The reason we try to do this is, for a SVM (shared virtual memory across cpu program and all gpu program on all gpu devices) process, the address space has to be across all gpu devices. So if we make drm_gpuvm to work across devices, then our SVM code can leverage drm_gpuvm as well.

At a first look, it seems feasible because drm_gpuvm doesn't really use the drm_device *drm pointer a lot. This param is used only for printing/warning. So I think maybe we can delete this drm field from drm_gpuvm.

This way, on a multiple gpu device system, for one process, we can have only one drm_gpuvm instance, instead of multiple drm_gpuvm instances (one for each gpu device).

What do you think?

Well from the GPUVM side I don't think it would make much difference if 
we have the drm device or not.

But the experience we had with the KFD I think I should mention that we 
should absolutely *not* deal with multiple devices at the same time in 
the UAPI or VM objects inside the driver.

The background is that all the APIs inside the Linux kernel are build 
around the idea that they work with only one device at a time. This 
accounts for both low level APIs like the DMA API as well as pretty high 
level things like for example file system address space etc...

So when you have multiple GPUs you either have an inseparable cluster of 
them which case you would also only have one drm_device.
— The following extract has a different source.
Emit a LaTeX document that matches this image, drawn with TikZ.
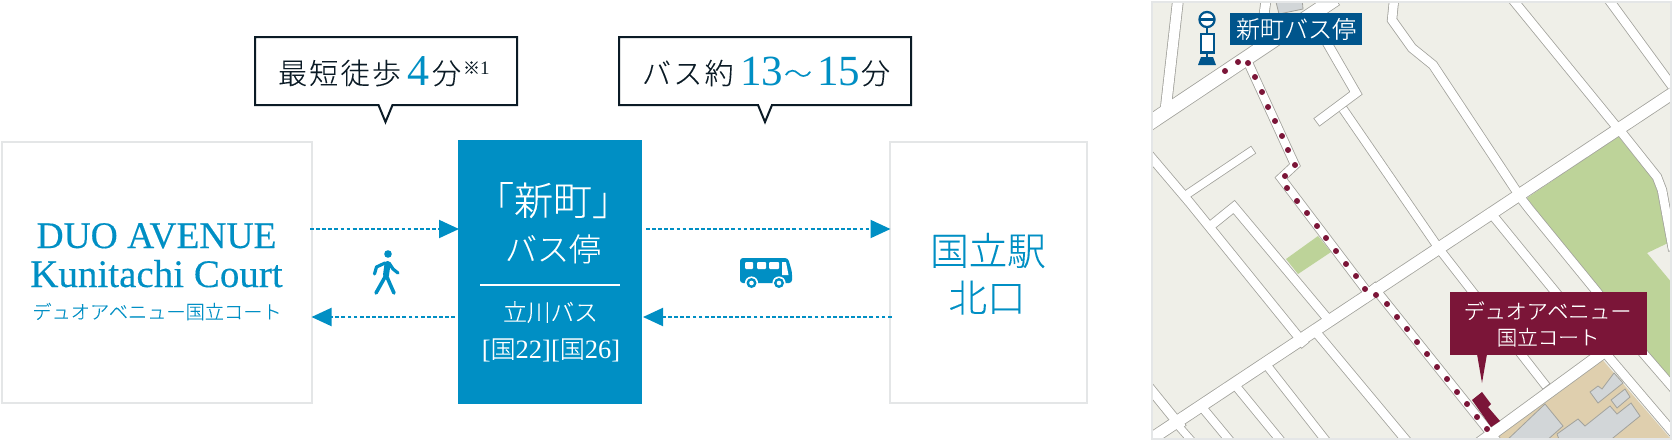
\documentclass[tikz,border=0pt]{standalone}
\usepackage{fontspec}
\usetikzlibrary{arrows.meta}
\setmainfont{Liberation Serif}
\newfontfamily\jp[FakeBold=0.12]{Noto Sans CJK JP Light}
\definecolor{kblue}{HTML}{008FC4}
\definecolor{kdark}{HTML}{0B1B26}
\definecolor{kline}{HTML}{E4E6E7}
\definecolor{kmap}{HTML}{EFEFE8}
\definecolor{kedge}{HTML}{A2A29C}
\definecolor{kgreen}{HTML}{BDD399}
\definecolor{kbeige}{HTML}{DFCFAE}
\definecolor{kbldg}{HTML}{D2D6D8}
\definecolor{kbus}{HTML}{00558C}
\definecolor{kmaroon}{HTML}{7B1538}
\newcommand\fs[1]{\fontsize{#1}{#1}\selectfont}
\newcommand\rd[2]{\draw[line width=#1pt+\rdextra pt,rdcur] #2;}
\newcommand\allroads{%
\rd{14}{(1148,124)--(1335,-1)}
\rd{10}{(1178,0)--(1165,115)}
\rd{9}{(1266,0)--(1262,30)}
\rd{8.5}{(1315,22)--(1356,93)--(1317,122)}
\rd{8}{(1343,109)--(1440,250)--(1546,386)}
\rd{8.5}{(1394,0)--(1392,20)--(1412,48)--(1433,65)--(1523,201)--(1530,210)--(1597,292)--(1643,353)--(1675,390)}
\rd{8.5}{(1513,0)--(1615,125)--(1622,133)--(1657,177)--(1662,190)--(1673,250)}
\rd{8.5}{(1609,0)--(1672,86)}
\rd{11.5}{(1148,441)--(1676,91)}
\rd{8.5}{(1490,212)--(1530,261)--(1607,355)--(1676,436)}
\rd{11}{(1470,450)--(1604,352)}
\rd{8.5}{(1145,150)--(1190,203)--(1305,345)}
\rd{7.5}{(1186,195)--(1253,150)}
\rd{8.5}{(1208,228)--(1234,207)--(1332,324)}
\rd{8.5}{(1315,331)--(1410,445)}
\rd{8}{(1265,363)--(1330,446)}
\rd{8}{(1235,385)--(1285,446)}
\rd{8}{(1201,406)--(1235,447)}
\rd{7}{(1175,422)--(1197,447)}
\rd{9}{(1148,386)--(1182,428)}
\rd{8}{(1246,58)--(1295,165)--(1281,178)--(1372,298)}
\rd{8}{(1372,285)--(1500,445)}
}
\tikzset{
  flow/.style={draw=kblue,line width=2pt,dash pattern=on 3.8pt off 2.3pt,-{Triangle[length=20pt,width=18pt,fill=kblue]}},
  whitebox/.style={draw=kline,line width=2pt,fill=white,inner sep=0,outer sep=1pt},
  txt/.style={inner sep=0,outer sep=0,anchor=base},
  txtw/.style={inner sep=0,outer sep=0,anchor=base west},
  callout/.style={draw=kdark,line width=2pt,fill=white,line join=miter},
  rdcasing/.style={kedge,line join=miter,shorten <=-.8pt,shorten >=-.8pt},
  rdfill/.style={white,line join=miter},
}
\begin{document}
\begin{tikzpicture}[x=1pt,y=-1pt]
\useasboundingbox (0,0) rectangle (1672,440);
\fill[white] (0,0) rectangle (1672,440);
\coordinate (toprow) at (0,229);
\coordinate (botrow) at (0,317);
% boxes
\node[whitebox,minimum width=309.5pt,minimum height=261pt] (duo) at (156.75,272) {};
\node[fill=kblue,inner sep=0,outer sep=0,minimum width=184pt,minimum height=264pt] (stop) at (550,272) {};
\node[whitebox,minimum width=197pt,minimum height=261pt] (station) at (988,272) {};
% callouts
\draw[callout] (255,37)--(517,37)--(517,105)--(392.5,105)--(385.5,122)--(378.5,105)--(255,105)--cycle;
\draw[callout] (619,37)--(911,37)--(911,105)--(772,105)--(765,122)--(758,105)--(619,105)--cycle;
\node[txtw,text=kdark] (c1a) at (278,84) {\jp\fs{29}\addfontfeature{LetterSpace=8}最短徒歩};
\node[txtw,text=kblue] (c1b) at (407,85) {\fs{44}4};
\node[txtw,text=kdark] (c1c) at (432,84) {\jp\fs{29}分};
\node[txtw,text=kdark] (c1d) at (463,74) {\jp\fs{17}※\rmfamily\fs{19}1};
\node[txtw,text=kdark] (c2a) at (642,84) {\jp\fs{29}\addfontfeature{LetterSpace=8}バス約};
\node[txtw,text=kblue] (c2b) at (740,85) {\fs{43}13};
\node[txtw,text=kblue] (c2c) at (784,84) {\jp\fs{28}〜};
\node[txtw,text=kblue] (c2d) at (817,85) {\fs{43}15};
\node[txtw,text=kdark] (c2e) at (861,84) {\jp\fs{29}分};
% DUO text
\node[txt,text=kblue] (d1) at (156.5,248) {\fs{37.5}\addfontfeature{FakeBold=0.3}DUO AVENUE};
\node[txt,text=kblue] (d2) at (156.5,287) {\fs{39}\addfontfeature{FakeBold=0.2}Kunitachi Court};
\node[txt,text=kblue] (d3) at (157,319) {\jp\fs{19.2}デュオアベニュー国立コート};
% stop text
\node[txt,text=white] (s1) at (553,215) {\jp\fs{39}「新町」};
\node[txt,text=white] (s2) at (553,261) {\jp\fs{32}バス停};
\coordinate (ruleL) at (480,285);
\coordinate (ruleR) at (620,285);
\draw[white,line width=1.5pt] (ruleL)--(ruleR);
\node[txt,text=white] (s3) at (550.5,321) {\jp\fs{23.7}立川バス};
\node[txt,text=white] (s4) at (551,358) {\fs{26.5}[{\jp\fs{25}国}22][{\jp\fs{25}国}26]};
% station text
\node[txt,text=kblue] (k1) at (988,265) {\jp\fs{38.5}国立駅};
\node[txt,text=kblue] (k2) at (987,312) {\jp\fs{38.5}北口};
% connectors
\draw[flow,shorten <=-2.5pt,shorten >=-1pt] (duo.east |- toprow) -- (stop.west |- toprow);
\draw[flow,shorten <=3pt,shorten >=-1pt] (stop.west |- botrow) -- (duo.east |- botrow);
\draw[flow,shorten <=4pt,shorten >=-2pt] (stop.east |- toprow) -- (station.west |- toprow);
\draw[flow,shorten <=-3pt,shorten >=1pt] (station.west |- botrow) -- (stop.east |- botrow);
% walker
\fill[kblue] (388,254) circle (3.8pt);
\draw[kblue,line width=6pt,line cap=round] (387.5,264)--(386,275);
\draw[kblue,line width=3.2pt,line cap=round,line join=round] (385,263)--(376.5,267)--(374.5,274);
\draw[kblue,line width=3.2pt,line cap=round,line join=round] (389,263)--(393,269)--(398,273);
\draw[kblue,line width=3.6pt,line cap=round,line join=round] (385,277)--(376,293);
\draw[kblue,line width=3.6pt,line cap=round,line join=round] (387,277)--(390,284)--(394,293);
% bus
\fill[kblue,rounded corners=3pt] (740,283)--(740,258)--(788,258)--(792,272)--(792,283)--cycle;
\fill[white,rounded corners=1pt] (745,262) rectangle (753,269);
\fill[white,rounded corners=1pt] (757,262) rectangle (766,269);
\fill[white,rounded corners=1pt] (769,262) rectangle (779,269);
\fill[white] (782,262)--(786,262)--(788.5,275)--(782,275)--cycle;
\foreach \wx in {751.5,779}{
  \fill[white] (\wx,283) circle (6.6pt);
  \fill[kblue] (\wx,283) circle (5pt);
  \fill[white] (\wx,283) circle (2.3pt);
}
% map
\begin{scope}
\clip (1152,2) rectangle (1670,438);
\fill[kmap] (1152,2) rectangle (1670,438);
\fill[kgreen] (1527,198)--(1618,136)--(1648,173)--(1657,182)--(1668,243)--(1647,253)--(1672,283)--(1672,385)--(1640,350)--cycle;
\fill[kgreen] (1318,236)--(1331,252)--(1298,274)--(1286,259)--cycle;
\filldraw[fill=kbldg,draw=kedge,line width=.8pt] (1275,-2)--(1302,-2)--(1303,9)--(1279,14)--cycle;
\fill[kbeige] (1600,357)--(1676,445)--(1480,445)--cycle;
\begin{scope}[fill=kbldg,draw=kedge,line width=.8pt]
\filldraw (1545,404)--(1563,426)--(1545,442)--(1505,442)--cycle;
\filldraw (1557,434)--(1578,419)--(1585,426)--(1610,406)--(1617,414)--(1631,403)--(1640,416)--(1608,442)--(1560,442)--cycle;
\filldraw (1590,392)--(1598,386)--(1602,389)--(1614,373)--(1623,383)--(1598,403)--cycle;
\filldraw (1611,400)--(1625,389)--(1630,397)--(1617,408)--cycle;
\end{scope}
\def\rdextra{1.6}\tikzset{rdcur/.style={rdcasing}}
\allroads
\def\rdextra{0}\tikzset{rdcur/.style={rdfill}}
\allroads
% building
\fill[kmaroon] (1472,400)--(1482,392)--(1491,404)--(1488,407)--(1500,421)--(1491,427)--cycle;
% dots
\foreach \dx/\dy in {1225/71,1238/62,1248/63,1255/77,1262/92,1268/107,1275/121,1282/136,1288/150,1295/165,1285/176,1287/188,1297/201,1307/213,1317/226,1326/238,1336/251,1346/264,1356/276,1365/289,1376/295,1387/304,1397/317,1407/329,1417/342,1427/354,1437/367,1447/379,1457/392,1467/404,1477/417,1487/429}
  \fill[kmaroon] (\dx,\dy) circle (3pt);
\end{scope}
\draw[kline,line width=2pt] (1152,2) rectangle (1670.5,438.5);
% bus stop label and icon
\node[fill=kbus,inner sep=0,outer sep=0,minimum width=132pt,minimum height=32pt] (lblstop) at (1296,29) {};
\node[txt,text=white] (lblstoptext) at (1296,38) {\jp\fs{24}新町バス停};
\fill[kbus] (1207,19.5) circle (8.7pt);
\fill[white] (1207,19.5) circle (6.3pt);
\fill[kbus] (1199,18) rectangle (1215,21);
\fill[kbus] (1205.8,26) rectangle (1208.4,33);
\filldraw[fill=white,draw=kbus,line width=2.4pt] (1200.7,34) rectangle (1214,52.5);
\fill[kbus] (1205.8,53) rectangle (1208.4,58);
\fill[kbus] (1201,57)--(1213,57)--(1216,65)--(1198,65)--cycle;
% maroon label
\fill[kmaroon] (1477,354)--(1482,383)--(1487,354)--cycle;
\node[fill=kmaroon,inner sep=0,outer sep=0,minimum width=197pt,minimum height=63pt] (lblduo) at (1548.5,323.5) {};
\node[txt,text=white] (lblduo1) at (1547.5,319) {\jp\fs{21}デュオアベニュー};
\node[txt,text=white] (lblduo2) at (1548,345) {\jp\fs{20.5}国立コート};
\end{tikzpicture}
\end{document}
Or you have 
separated drm_device which also results in separate drm render nodes and 
separate virtual address spaces and also eventually separate IOMMU 
domains which gives you separate dma_addresses for the same page and so 
separate GPUVM page tables....

It's up to you how to implement it, but I think it's pretty clear that 
you need separate drm_gpuvm objects to manage those.

That you map the same thing in all those virtual address spaces at the 
same address is a completely different optimization problem I think. 
What we could certainly do is to optimize hmm_range_fault by making 
hmm_range a reference counted object and using it for multiple devices 
at the same time if those devices request the same range of an mm_struct.

I think if you start using the same drm_gpuvm for multiple devices you 
will sooner or later start to run into the same mess we have seen with 
KFD, where we moved more and more functionality from the KFD to the DRM 
render node because we found that a lot of the stuff simply doesn't work 
correctly with a single object to maintain the state.

Just one more point to your original discussion on the xe list: I think 
it's perfectly valid for an application to map something at the same 
address you already have something else.

Cheers,
Christian.

Thanks,
Oak